The author did and that's the context. The blog post was talking about sharing photos etc with "friends and family" so I took it be general purpose so it is adopted by a general audience.

Yes, there are things like Mastadon instances run by volunteers that are funded by donations for topics like anime but niche social networks doesn't seem to be what the author is talking about.

>Isn't that why we're currently discussing the matter on HN rather than FB?

I think the plea was submitted to a technical site like HN instead of FB because it's trying to drum up interest from programmers who can _build_ the $20/year a general purpose replacement for Facebook/Twitter.


To TACIXAT,

I tried to find your contact info in your about page http://dailyprog.org/~tacixat/about.html

I wanted to point out what I believe is a typo in your about page:

> I really like piracy

I am guessing that what you intended to say is:

"I really like privacy"

;-)

By the way, I am working on a solution to the social media problem that you described. Please let me know if you would like me to contact you when I am ready to launch. Also, feel free to email me at dustfinger[@]nauci[dot]org

Cheers!


Hey, I shot you an email and added mine to the about page [1] on dailyprog, also I'm on here.

I laughed about the typo, I do actually really love piracy.

1. http://dailyprog.org/~tacixat/about.html


I'm not tacixat but FYI he is reachable on IRC: http://dailyprog.org/chat/


> I would happily pay 20 dollars a year for a social media site that > does not track or advertise if anyone is up for building it.

It costs me $20/mo to run a Mastodon instance. Might cost me less if I spent the time to seriously optimize it. Someday I should get a Patreon up so some of the other people using my instance can kick in a few bucks and bring the cost to me down. No ads, no tracking, I just run it because I want to help actually make “social media” actually be about talking to my friends instead of being fed Popular Tweets From Celebrities.

You could also just start running your own blog. Host it yourself, use WordPress Blogger Medium Tumblr, whatever.


It feels like everyone just wants to log back into the internet of 1999. That ship has sailed though. But if you look at Web 3.0 and social networks like Peepeth, I see hope – on a site that puts everything irreversibly and forever on the blockchain and you actually need to perform, albeit micro, payments to act on this network, I expect spammers and troll farms to be unable to manage their evil operations economically. But who knows where we end up...
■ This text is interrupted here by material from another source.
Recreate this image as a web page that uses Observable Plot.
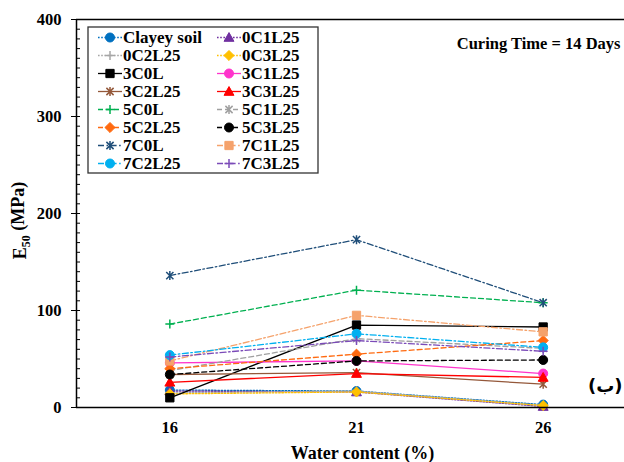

I like the idea of micro transactions for user interactions, I just don't love the idea of it being via a cryptocurrency. Cryptocurrencies convert electricity to currency, which is great for energy companies, but I would much rather use fractions of a cent than jump through the middlemen and waste to use a satoshi.
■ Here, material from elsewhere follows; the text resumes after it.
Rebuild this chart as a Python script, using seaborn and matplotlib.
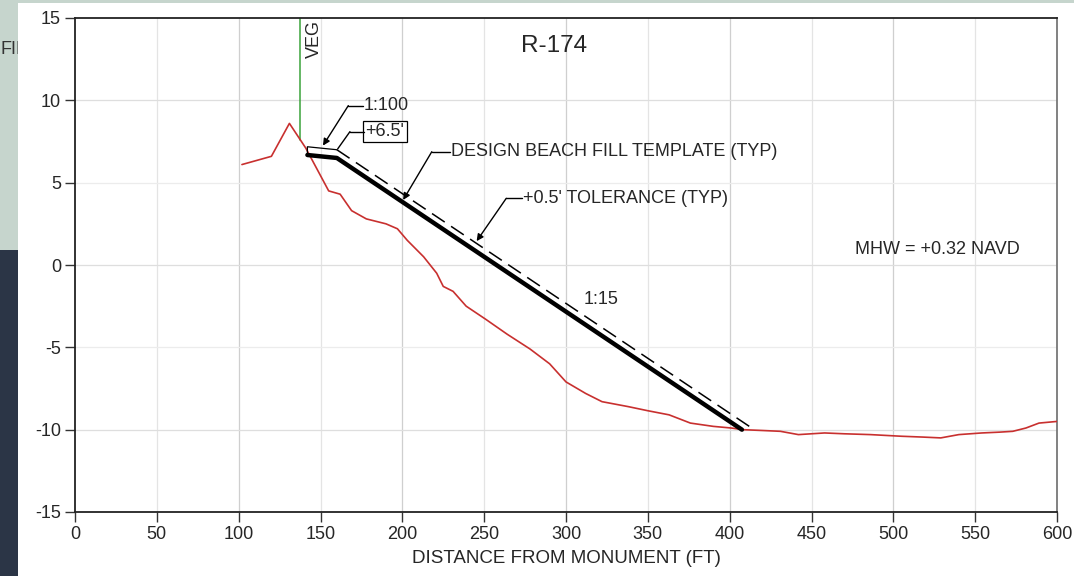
import matplotlib
matplotlib.use("Agg")
import matplotlib.pyplot as plt
import matplotlib.patches as mpatches
import seaborn as sns
import pandas as pd
import numpy as np

# ---- data ----
profile_x = [102, 120, 131, 141, 148, 155, 162, 169, 178, 190, 197, 203, 213, 221, 225, 231,
             239, 251, 264, 278, 290, 300, 312, 322, 338, 350, 363, 376, 390, 401, 408, 420,
             431, 442, 458, 470, 486, 505, 518, 529, 540, 554, 565, 573, 581, 589, 600]
profile_y = [6.1, 6.6, 8.6, 7.1, 5.8, 4.5, 4.3, 3.3, 2.8, 2.5, 2.2, 1.5, 0.5, -0.5, -1.3, -1.6,
             -2.5, -3.3, -4.2, -5.1, -6.0, -7.1, -7.8, -8.3, -8.6, -8.85, -9.1, -9.6, -9.8, -9.9, -10.0, -10.05,
             -10.1, -10.3, -10.2, -10.25, -10.3, -10.4, -10.45, -10.5, -10.3, -10.2, -10.15, -10.1, -9.9, -9.6, -9.5]
template_x = [142, 160, 407.5]
template_y = [6.68, 6.5, -10.0]
tol_berm_x = [142, 142, 160]
tol_berm_y = [6.68, 7.18, 7.0]
tol_slope_x = [160, 415]
tol_slope_y = [7.0, -10.0]
veg_x = 137.5
veg_y = [7.6, 15]
x_ticks = [0, 50, 100, 150, 200, 250, 300, 350, 400, 450, 500, 550, 600]
y_ticks = [-15, -10, -5, 0, 5, 10, 15]

sns.set_style("white")
plt.rcParams['font.family'] = ['Liberation Sans', 'DejaVu Sans']

fig = plt.figure(figsize=(10.74, 5.76), dpi=100)
# slide background pieces
fig.patches.append(mpatches.Rectangle((0, 1 - 3/576), 1, 3/576, transform=fig.transFigure,
                                      facecolor='#c6d5cd', edgecolor='none', zorder=-5))
fig.patches.append(mpatches.Rectangle((0, 1 - 250/576), 18/1074, 250/576, transform=fig.transFigure,
                                      facecolor='#c6d5cd', edgecolor='none', zorder=-5))
fig.patches.append(mpatches.Rectangle((0, 0), 18/1074, 1 - 250/576, transform=fig.transFigure,
                                      facecolor='#2b3546', edgecolor='none', zorder=-5))
fig.text(0, 1 - 50/576, "FIL", fontsize=13, color='#333333', va='center', ha='left', zorder=-4)
fig.patches.append(mpatches.Rectangle((18/1074, 0), 1 - 18/1074, 1 - 3/576, transform=fig.transFigure,
                                      facecolor='white', edgecolor='none', zorder=-3))

ax = fig.add_axes([75/1074, 1 - 512/576, (1057 - 75)/1074, (512 - 18)/576])

# grid
for xv in x_ticks[1:-1]:
    ax.axvline(xv, color='#cfcfcf' if xv % 100 == 0 else '#e4e4e4', lw=0.9, zorder=0)
for yv in y_ticks[1:-1]:
    ax.axhline(yv, color='#dedede' if yv % 10 == 0 else '#ececec', lw=0.9, zorder=0)

df_prof = pd.DataFrame({"x": profile_x, "y": profile_y})
sns.lineplot(data=df_prof, x="x", y="y", ax=ax, color='#c8302f', lw=1.2, sort=False,
             estimator=None, zorder=3)

df_tmp = pd.DataFrame({"x": template_x, "y": template_y})
sns.lineplot(data=df_tmp, x="x", y="y", ax=ax, color='black', lw=3.2, sort=False,
             estimator=None, zorder=4)
ax.plot(tol_berm_x, tol_berm_y, color='black', lw=0.9, zorder=4)
ax.plot(tol_slope_x, tol_slope_y, color='black', lw=1.1, dashes=(10, 5), zorder=4)

ax.plot([veg_x, veg_x], veg_y, color='#3aa33a', lw=1.1, zorder=2)
ax.text(146, 14.9, "VEG", rotation=90, fontsize=13, ha='center', va='top')

ax.text(293, 13.3, "R-174", fontsize=17.5, ha='center', va='center')

# annotations with leaders
def leader(pts, text, tx, ty, arrow=True, box=False):
    xs = [p[0] for p in pts]
    ys = [p[1] for p in pts]
    ax.plot(xs[:-1], ys[:-1], color='black', lw=1.0, zorder=5)
    if arrow:
        ax.annotate("", xy=pts[-1], xytext=pts[-2],
                    arrowprops=dict(arrowstyle='-|>', color='black', lw=1.0,
                                    mutation_scale=10, shrinkA=0, shrinkB=0), zorder=5)
    else:
        ax.plot(xs[-2:], ys[-2:], color='black', lw=1.0, zorder=5)
    kw = {}
    if box:
        kw['bbox'] = dict(boxstyle='square,pad=0.12', facecolor='white', edgecolor='black', lw=0.9)
    ax.text(tx, ty, text, fontsize=13, ha='left', va='center', **kw)

leader([(176, 9.68), (167, 9.68), (151.5, 7.25)], "1:100", 176.5, 9.68)
leader([(176.5, 8.1), (168, 8.1), (160.5, 7.05)], "+6.5'", 177.5, 8.1, arrow=False, box=True)
leader([(229, 6.88), (218, 6.88), (200.5, 3.95)], "DESIGN BEACH FILL TEMPLATE (TYP)", 229.5, 6.88)
leader([(273, 4.05), (263.5, 4.05), (245.4, 1.45)], "+0.5' TOLERANCE (TYP)", 273.5, 4.05)

ax.text(321.5, -2.1, "1:15", fontsize=13, ha='center', va='center')
ax.text(476.5, 0.95, "MHW = +0.32 NAVD", fontsize=13, ha='left', va='center')

ax.set_xlim(0, 600)
ax.set_ylim(-15, 15)
ax.set_xticks(x_ticks)
ax.set_yticks(y_ticks)
ax.set_xticklabels([str(v) for v in x_ticks])
ax.set_yticklabels([str(v) for v in y_ticks])
ax.tick_params(axis='both', direction='out', length=7, width=1.0, color='#333333',
               labelsize=13, pad=3, left=True, bottom=True)
ax.set_xlabel("DISTANCE FROM MONUMENT (FT)", fontsize=13.5, labelpad=5)
ax.set_ylabel("")
for s in ['left', 'bottom', 'top']:
    ax.spines[s].set_color('#222222')
    ax.spines[s].set_linewidth(1.3)
ax.spines['right'].set_color('#777777')
ax.spines['right'].set_linewidth(1.3)
ax.set_facecolor('white')

fig.savefig("out.png", dpi=100)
not all crypo currencies require excessive electricity. Also, a micro transaction is not needed for every interaction.


An Internet where everyone has to constantly make micro payments just to use it kinda sounds like hell to me. We don’t need to have someone making a profit off of every single interaction.

Are you comfortable with how your blockchain-based all-for-pay Web 3.0 would inherently bias any discussion in favor of whoever had the most money?


I'll have to give Mastadon a second glance. I think it being similar to Twitter gave me a bit of a prejudice against it.


It’s definitely inspired by Twitter. For good and for ill. It has the big difference of not being something run with the intent of serving as many ads as possible; Mastodon instances are run for the hell of it, and many are paid for via Patreon.

I like to call it “the People’s Glorious Social Network”.